As many states have already acknowledged through legislation, the use of mobile phones while driving — especially texting — is incredibly dangerous. Especially for younger and inexperienced drivers, managing the tasks associated with driving a vehicle safely while talking or texting can be too much and lead to a car accident.

It is generally assumed that a handheld mobile phone is more dangerous than a hands-free one. Many laws only ban the use of handheld phones while driving. However, new statistics show that hands-free mobile phone use may be just as risky.

The latest data available in New Jersey is from 2006 to 2008, which shows that about 5,500 people were involved in crashes while driving and using handheld mobile phones.

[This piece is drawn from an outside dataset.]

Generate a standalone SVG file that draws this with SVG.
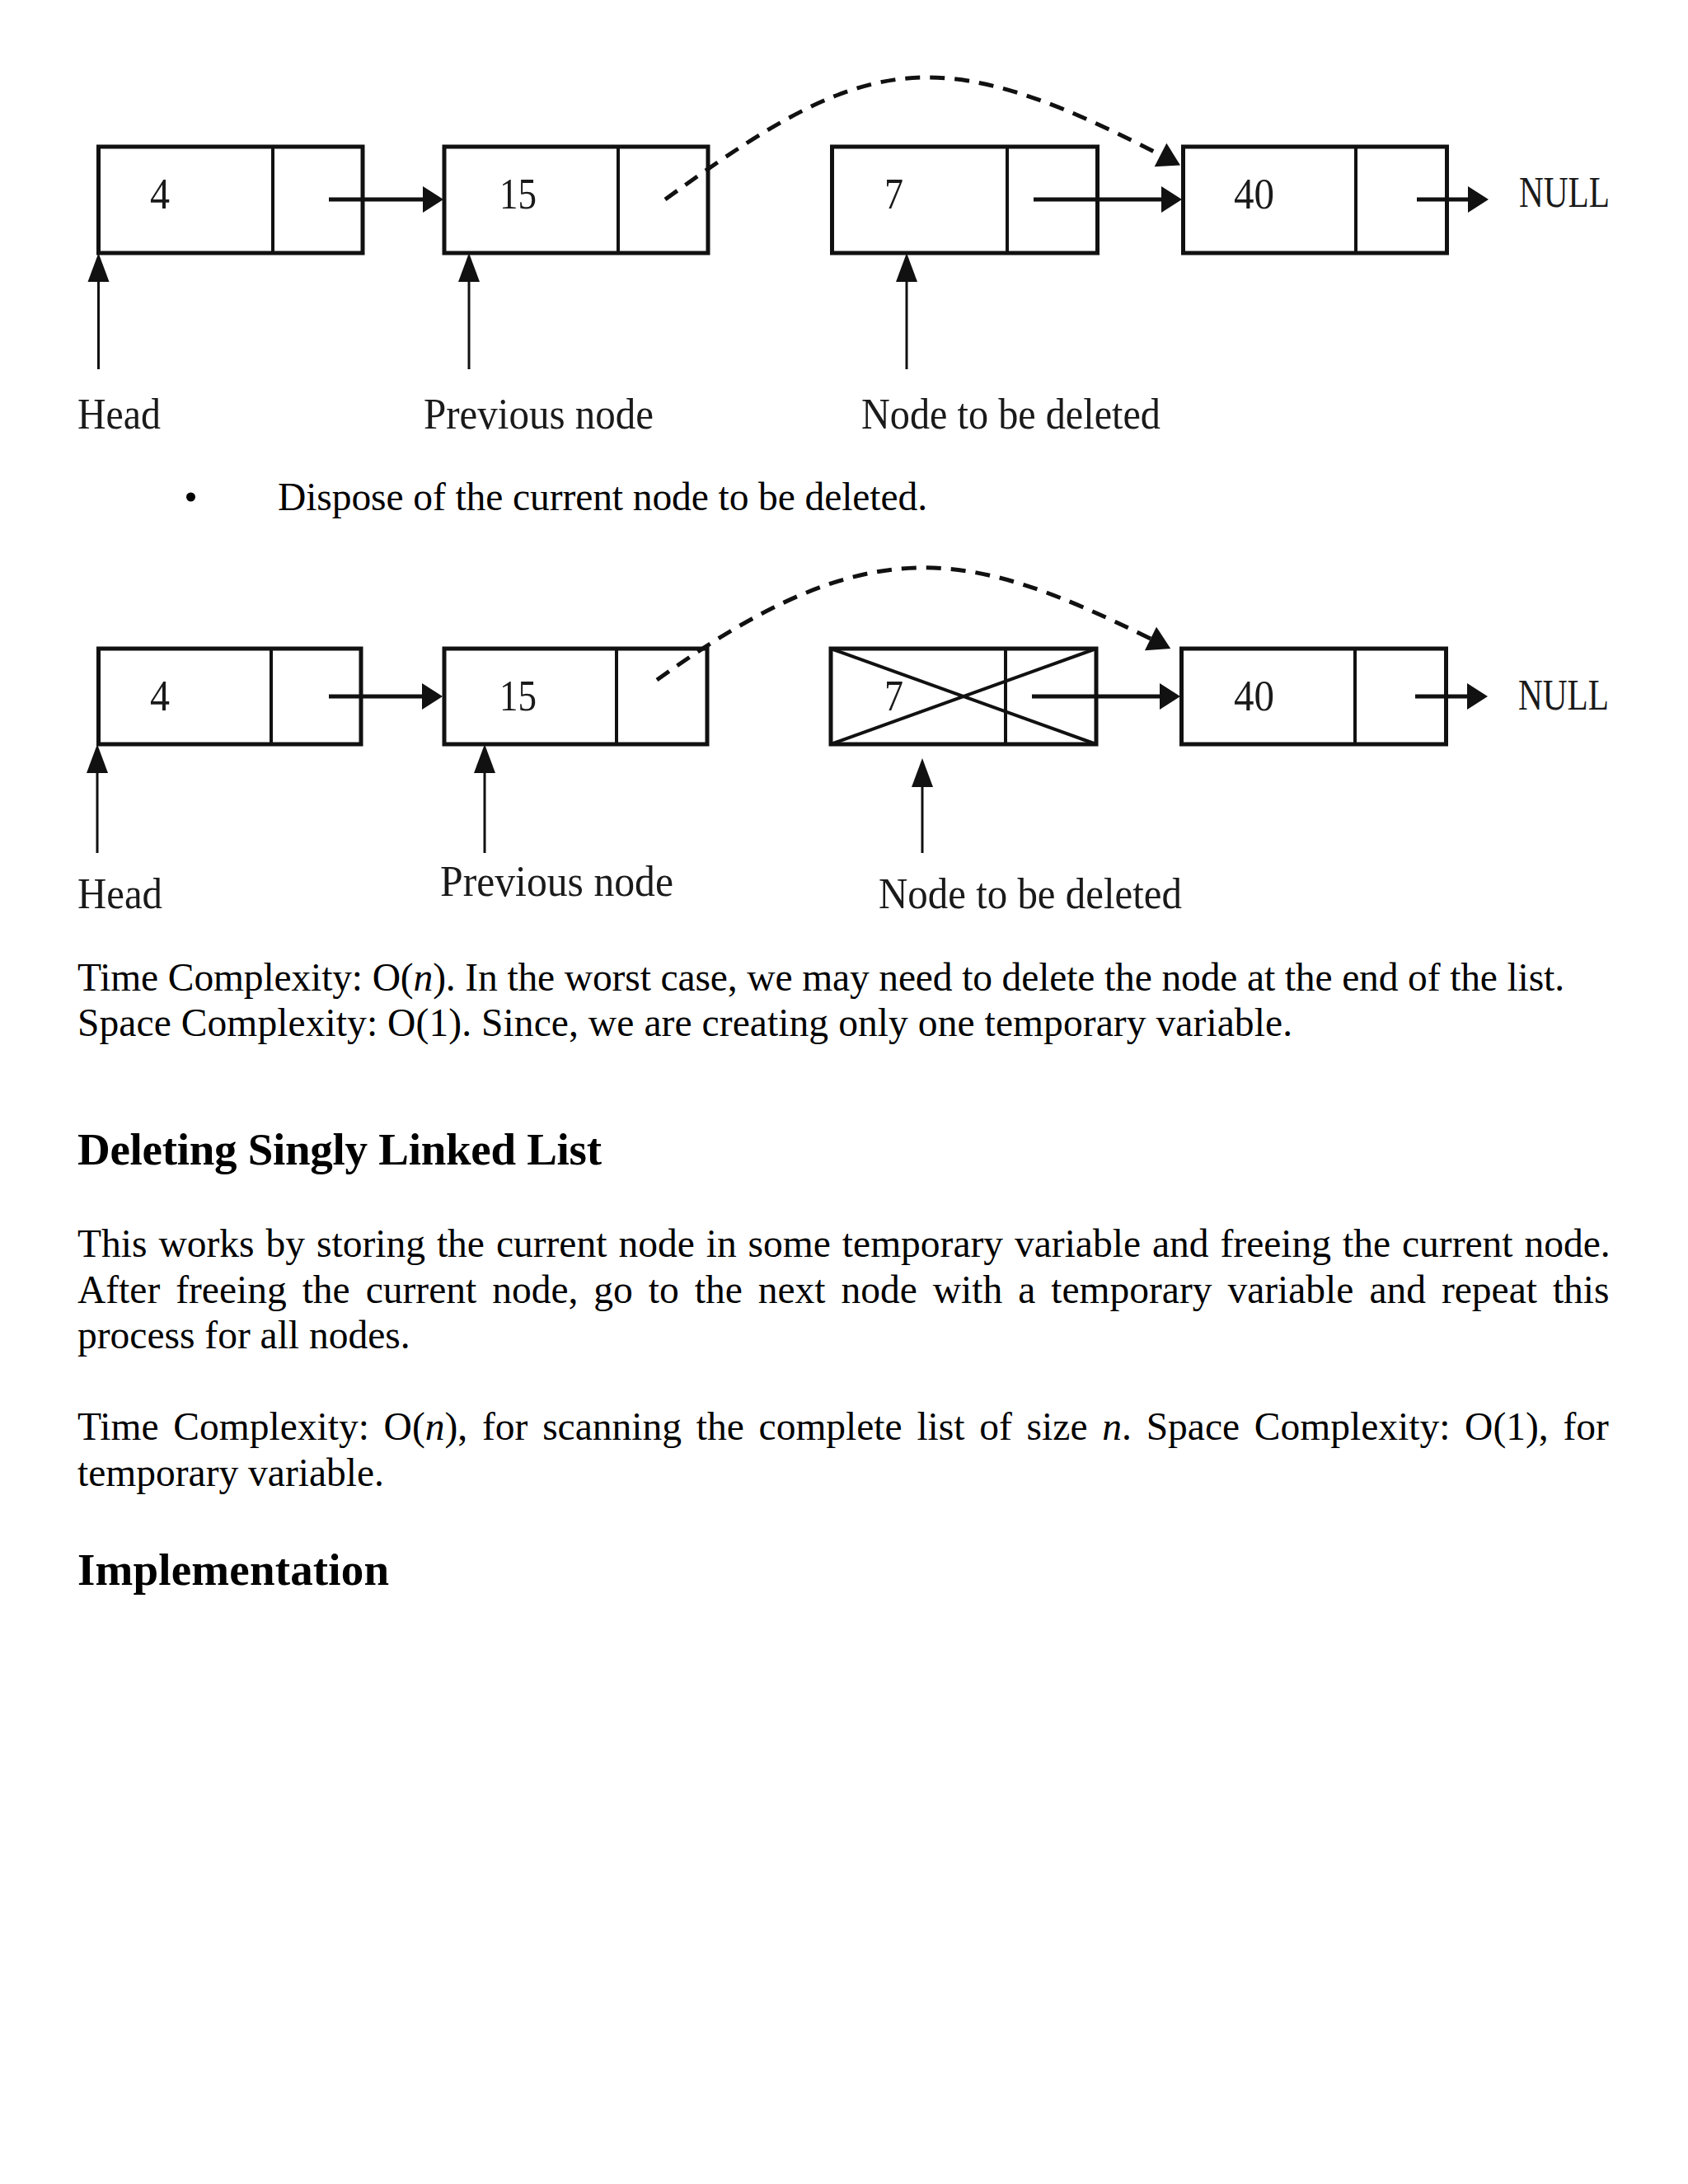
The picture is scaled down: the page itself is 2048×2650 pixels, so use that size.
<svg xmlns="http://www.w3.org/2000/svg" width="2048" height="2650" viewBox="0 0 2048 2650">
<style>
.box{fill:none;stroke:#111;stroke-width:5}
.div{stroke:#111;stroke-width:4}
.ptr{stroke:#111;stroke-width:5;fill:none}
.vptr{stroke:#111;stroke-width:3;fill:none}
.dash{stroke:#111;stroke-width:5;fill:none;stroke-dasharray:18 12}
.cross{stroke:#111;stroke-width:4}
.lbl{font-family:"Liberation Serif","Times New Roman",serif;font-size:53px;fill:#1a1a1a}
.body{font-family:"Liberation Serif","Times New Roman",serif;font-size:47.5px;fill:#000}
.head{font-family:"Liberation Serif","Times New Roman",serif;font-size:55px;font-weight:bold;fill:#000}
</style>
<defs>
<marker id="ah" markerUnits="userSpaceOnUse" markerWidth="25" markerHeight="32" viewBox="0 -16 25 32" refX="0" refY="0" orient="auto" overflow="visible"><path d="M0,-16 L25,0 L0,16 z" fill="#111"/></marker>
<marker id="av" markerUnits="userSpaceOnUse" markerWidth="35" markerHeight="26" viewBox="0 -13 35 26" refX="0" refY="0" orient="auto" overflow="visible"><path d="M0,-13 L35,0 L0,13 z" fill="#111"/></marker>
<marker id="ad" markerUnits="userSpaceOnUse" markerWidth="27" markerHeight="32" viewBox="0 -16 27 32" refX="0" refY="0" orient="auto" overflow="visible"><path d="M0,-16 L27,0 L0,16 z" fill="#111"/></marker>
</defs>
<rect width="2048" height="2650" fill="#fff"/>

<!-- Diagram 1 -->
<g id="d1-node-4"><rect class="box" x="119.5" y="178" width="320.5" height="129"/><line class="div" x1="331" y1="178" x2="331" y2="307"/><text class="lbl" x="182" y="253" textLength="24" lengthAdjust="spacingAndGlyphs">4</text></g>
<g id="d1-node-15"><rect class="box" x="539" y="178" width="320" height="129"/><line class="div" x1="750" y1="178" x2="750" y2="307"/><text class="lbl" x="606" y="253" textLength="45" lengthAdjust="spacingAndGlyphs">15</text></g>
<g id="d1-node-7"><rect class="box" x="1009.5" y="178" width="322" height="129"/><line class="div" x1="1222" y1="178" x2="1222" y2="307"/><text class="lbl" x="1073" y="253" textLength="23" lengthAdjust="spacingAndGlyphs">7</text></g>
<g id="d1-node-40"><rect class="box" x="1435.5" y="178" width="320" height="129"/><line class="div" x1="1645" y1="178" x2="1645" y2="307"/><text class="lbl" x="1497" y="253" textLength="49" lengthAdjust="spacingAndGlyphs">40</text></g>
<g id="d1-null"><text class="lbl" x="1843" y="251" textLength="110" lengthAdjust="spacingAndGlyphs">NULL</text></g>
<g id="d1-head"><text class="lbl" x="94" y="520" textLength="101" lengthAdjust="spacingAndGlyphs">Head</text></g>
<g id="d1-prev"><text class="lbl" x="514" y="520" textLength="279" lengthAdjust="spacingAndGlyphs">Previous node</text></g>
<g id="d1-del"><text class="lbl" x="1045" y="520" textLength="363" lengthAdjust="spacingAndGlyphs">Node to be deleted</text></g>
<g id="d1-connectors">
<line class="ptr" x1="399" y1="242" x2="513" y2="242" marker-end="url(#ah)"/>
<line class="ptr" x1="1254" y1="242" x2="1409" y2="242" marker-end="url(#ah)"/>
<line class="ptr" x1="1719" y1="242" x2="1781" y2="242" marker-end="url(#ah)"/>
<line class="vptr" x1="119.5" y1="448" x2="119.5" y2="342" marker-end="url(#av)"/>
<line class="vptr" x1="569" y1="448" x2="569" y2="342" marker-end="url(#av)"/>
<line class="vptr" x1="1100" y1="448" x2="1100" y2="342" marker-end="url(#av)"/>
<path class="dash" d="M807,242 C1047,68 1130,44 1408,188" marker-end="url(#ad)"/>
</g>

<!-- Bullet -->
<circle cx="231.5" cy="603" r="5.5" fill="#000"/>
<text class="body" x="337" y="619" textLength="788">Dispose of the current node to be deleted.</text>

<!-- Diagram 2 -->
<g id="d2-node-4"><rect class="box" x="119.5" y="787" width="318.5" height="116"/><line class="div" x1="329" y1="787" x2="329" y2="903"/><text class="lbl" x="182" y="862" textLength="24" lengthAdjust="spacingAndGlyphs">4</text></g>
<g id="d2-node-15"><rect class="box" x="539" y="787" width="319" height="116"/><line class="div" x1="748" y1="787" x2="748" y2="903"/><text class="lbl" x="606" y="862" textLength="45" lengthAdjust="spacingAndGlyphs">15</text></g>
<g id="d2-node-7"><rect class="box" x="1008" y="787" width="322" height="116"/><line class="div" x1="1220" y1="787" x2="1220" y2="903"/><text class="lbl" x="1073" y="862" textLength="23" lengthAdjust="spacingAndGlyphs">7</text><line class="cross" x1="1008" y1="787" x2="1330" y2="903"/><line class="cross" x1="1008" y1="903" x2="1330" y2="787"/></g>
<g id="d2-node-40"><rect class="box" x="1433.5" y="787" width="321" height="116"/><line class="div" x1="1644" y1="787" x2="1644" y2="903"/><text class="lbl" x="1497" y="862" textLength="49" lengthAdjust="spacingAndGlyphs">40</text></g>
<g id="d2-null"><text class="lbl" x="1842" y="861" textLength="110" lengthAdjust="spacingAndGlyphs">NULL</text></g>
<g id="d2-head"><text class="lbl" x="94" y="1102" textLength="103" lengthAdjust="spacingAndGlyphs">Head</text></g>
<g id="d2-prev"><text class="lbl" x="534" y="1087" textLength="283" lengthAdjust="spacingAndGlyphs">Previous node</text></g>
<g id="d2-del"><text class="lbl" x="1066" y="1102" textLength="368" lengthAdjust="spacingAndGlyphs">Node to be deleted</text></g>
<g id="d2-connectors">
<line class="ptr" x1="399" y1="845" x2="512" y2="845" marker-end="url(#ah)"/>
<line class="ptr" x1="1252" y1="845" x2="1407" y2="845" marker-end="url(#ah)"/>
<line class="ptr" x1="1717" y1="845" x2="1780" y2="845" marker-end="url(#ah)"/>
<line class="vptr" x1="118" y1="1035" x2="118" y2="938" marker-end="url(#av)"/>
<line class="vptr" x1="588" y1="1035" x2="588" y2="938" marker-end="url(#av)"/>
<line class="vptr" x1="1119" y1="1035" x2="1119" y2="955" marker-end="url(#av)"/>
<path class="dash" d="M797,825 C1057,638 1174,666 1396,775" marker-end="url(#ad)"/>
</g>

<!-- Text -->
<text class="body" x="94" y="1202" textLength="1804">Time Complexity: O(<tspan font-style="italic">n</tspan>). In the worst case, we may need to delete the node at the end of the list.</text>
<text class="body" x="94" y="1257" textLength="1474">Space Complexity: O(1). Since, we are creating only one temporary variable.</text>
<text class="head" x="94" y="1413" textLength="636">Deleting Singly Linked List</text>
<text class="body" x="94" y="1525" word-spacing="2.1">This works by storing the current node in some temporary variable and freeing the current node.</text>
<text class="body" x="94" y="1581" word-spacing="7.1">After freeing the current node, go to the next node with a temporary variable and repeat this</text>
<text class="body" x="94" y="1636">process for all nodes.</text>
<text class="body" x="94" y="1747" word-spacing="5.9">Time Complexity: O(<tspan font-style="italic">n</tspan>), for scanning the complete list of size <tspan font-style="italic">n</tspan>. Space Complexity: O(1), for</text>
<text class="body" x="94" y="1803">temporary variable.</text>
<text class="head" x="94" y="1923" textLength="378">Implementation</text>
</svg>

Compare that to hands-free mobile phone use, which was a factor in 4,500 accidents. Roughly 2,300 people were injured and 16 killed across the state while driving and using handheld phones, compared with 1,800 injured and 10 killed while using hands-free devices.

In New Jersey the initial ban on handheld phones went into effect in 2004. At that time, however, it was only a secondary violation, meaning a ticket could only be given if the driver had been pulled over for a primary violation like speeding. But in 2007, Gov. Jon Corzine signed legislation that allowed a motorist to be pulled over specifically for using a handheld phone while driving.

Since that time, statistics show a 10 percent decrease in accidents in which mobile phone use was a factor. In 2006, the year before the updated law took effect, 3,580 car accidents included mobile phone use. In 2008, the year after the law went into effect, that number was 3,204. Also leading to the decrease could be the financial hit violators face. Nearly everyone pulled over for talking while driving faces an automatic $100 fine. New Jersey law enforcement has written more than a quarter of a million tickets for illegal phone use since March 2008, an average of almost 10,000 tickets per month.